Kirkcaldie & Stains has today filed applications seeking orders from the High Court to approve a scheme of arrangement under Part 15 of the Companies Act 1993 to return approximately $19.354 million of capital to its shareholders.
The company is seeking court approval to cancel four in five of its shares (with the number of shares to be cancelled rounded down to the nearest whole share) and return an amount of $2.3602 per share cancelled.
Incidental to these orders, the company is also seeking approval to cancel the remaining shares held in respect of the company’s employee share scheme and wind that scheme up.
The orders sought are subject to final completion of the agreement for sale and purchase with David Jones, which has taken place. The return of capital can now proceed.
The agreement with David Jones was conditional on David Jones obtaining any consent required under the Overseas Investment Act, which too has taken place.
Orders were sought sought in advance of the agreement becoming unconditional in order to allow the company to move quickly following completion to release the surplus cash to shareholders.
Shareholders will be well aware that the company has been working on plans to distribute its surplus capital for some time since the sale of the Harbour City Centre in 2014, and shareholders approved a special resolution to return capital of an amount up to the company’s available subscribed capital of $19.354 million at the special meeting held on July 31. The court applications have proceeded on the basis of that shareholder approval.
Settlement under the agreement will occur on 1 February 2016.
The return of capital will not alter shareholders’ proportionate shareholdings in the company or their proportionate voting and distribution rights.

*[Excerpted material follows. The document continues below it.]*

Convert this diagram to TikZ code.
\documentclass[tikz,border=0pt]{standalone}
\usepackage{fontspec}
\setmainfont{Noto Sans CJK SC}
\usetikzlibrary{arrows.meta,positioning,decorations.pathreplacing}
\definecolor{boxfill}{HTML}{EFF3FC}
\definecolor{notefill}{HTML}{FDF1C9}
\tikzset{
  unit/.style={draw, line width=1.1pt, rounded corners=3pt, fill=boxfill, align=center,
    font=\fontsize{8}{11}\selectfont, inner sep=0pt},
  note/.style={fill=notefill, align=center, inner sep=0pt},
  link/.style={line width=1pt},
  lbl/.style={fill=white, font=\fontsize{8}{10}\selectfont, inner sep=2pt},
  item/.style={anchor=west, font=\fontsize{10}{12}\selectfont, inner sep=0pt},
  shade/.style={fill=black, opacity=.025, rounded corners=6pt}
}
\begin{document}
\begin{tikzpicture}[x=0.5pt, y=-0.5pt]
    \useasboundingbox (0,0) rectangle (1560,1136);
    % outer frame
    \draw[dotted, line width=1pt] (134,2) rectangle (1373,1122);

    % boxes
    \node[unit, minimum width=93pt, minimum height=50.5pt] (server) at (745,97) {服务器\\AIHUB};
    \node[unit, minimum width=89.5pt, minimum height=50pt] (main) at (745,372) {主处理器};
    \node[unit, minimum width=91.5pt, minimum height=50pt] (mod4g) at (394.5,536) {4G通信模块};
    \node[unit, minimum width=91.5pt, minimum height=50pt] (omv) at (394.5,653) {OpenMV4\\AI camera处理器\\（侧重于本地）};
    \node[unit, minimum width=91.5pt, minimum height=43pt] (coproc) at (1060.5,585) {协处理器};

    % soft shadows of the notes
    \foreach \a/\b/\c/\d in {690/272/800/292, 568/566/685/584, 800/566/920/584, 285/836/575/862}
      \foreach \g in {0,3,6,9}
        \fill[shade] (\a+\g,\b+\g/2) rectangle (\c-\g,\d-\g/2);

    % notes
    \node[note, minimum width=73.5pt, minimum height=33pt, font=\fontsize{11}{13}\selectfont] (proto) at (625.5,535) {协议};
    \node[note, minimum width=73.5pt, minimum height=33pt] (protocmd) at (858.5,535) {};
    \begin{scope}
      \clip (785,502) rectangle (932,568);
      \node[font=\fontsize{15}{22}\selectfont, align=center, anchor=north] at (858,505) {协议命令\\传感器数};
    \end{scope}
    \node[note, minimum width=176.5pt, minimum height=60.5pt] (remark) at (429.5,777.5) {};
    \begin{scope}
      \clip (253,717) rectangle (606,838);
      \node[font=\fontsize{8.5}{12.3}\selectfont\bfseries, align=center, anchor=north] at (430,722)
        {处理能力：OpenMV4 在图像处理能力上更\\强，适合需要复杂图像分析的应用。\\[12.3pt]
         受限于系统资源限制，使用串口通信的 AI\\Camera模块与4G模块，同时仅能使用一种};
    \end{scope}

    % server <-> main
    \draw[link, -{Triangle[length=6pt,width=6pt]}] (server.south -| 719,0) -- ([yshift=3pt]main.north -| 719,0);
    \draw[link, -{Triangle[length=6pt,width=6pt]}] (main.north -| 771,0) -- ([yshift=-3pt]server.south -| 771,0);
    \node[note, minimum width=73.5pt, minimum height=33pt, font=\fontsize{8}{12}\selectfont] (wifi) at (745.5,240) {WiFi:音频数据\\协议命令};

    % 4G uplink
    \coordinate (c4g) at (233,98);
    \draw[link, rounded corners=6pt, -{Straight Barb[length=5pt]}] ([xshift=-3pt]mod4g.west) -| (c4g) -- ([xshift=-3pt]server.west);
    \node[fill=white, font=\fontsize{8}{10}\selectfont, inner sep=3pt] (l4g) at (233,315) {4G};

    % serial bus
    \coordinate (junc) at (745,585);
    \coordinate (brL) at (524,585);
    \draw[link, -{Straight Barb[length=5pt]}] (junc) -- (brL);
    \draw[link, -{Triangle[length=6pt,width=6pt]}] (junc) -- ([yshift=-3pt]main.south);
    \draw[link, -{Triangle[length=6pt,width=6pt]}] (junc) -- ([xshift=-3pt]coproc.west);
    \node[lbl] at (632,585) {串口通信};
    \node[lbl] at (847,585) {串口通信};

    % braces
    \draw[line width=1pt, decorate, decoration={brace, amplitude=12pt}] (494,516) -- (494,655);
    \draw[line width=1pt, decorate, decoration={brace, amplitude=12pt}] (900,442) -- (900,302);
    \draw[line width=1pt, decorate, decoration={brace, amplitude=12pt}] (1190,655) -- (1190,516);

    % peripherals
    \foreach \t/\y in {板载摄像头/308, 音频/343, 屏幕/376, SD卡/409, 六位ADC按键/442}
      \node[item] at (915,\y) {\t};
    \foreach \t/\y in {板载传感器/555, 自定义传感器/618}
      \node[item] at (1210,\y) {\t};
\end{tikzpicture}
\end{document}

Likewise the return of capital will not alter shareholders’ proportionate entitlement to share in the residual value in the company. In that respect shareholders should note that the cancellation of four in five shares and the return of $2.3602 per share cancelled were calculated by reference to the company’s available subscribed capital and a convenient proportion of shares to be cancelled. $2.3602 is not necessarily an indication of the price or value to be attributed to the company’s remaining shares after the return of capital.
Kirkcaldie & Stains has written to the Commissioner of the Inland Revenue seeking confirmation that the return of capital will not constitute a dividend for tax purposes. That confirmation is expected prior to the scheduled completion date of February 1.
The exact amount of capital returned to each shareholder will depend on rounding of the number of shares to be cancelled.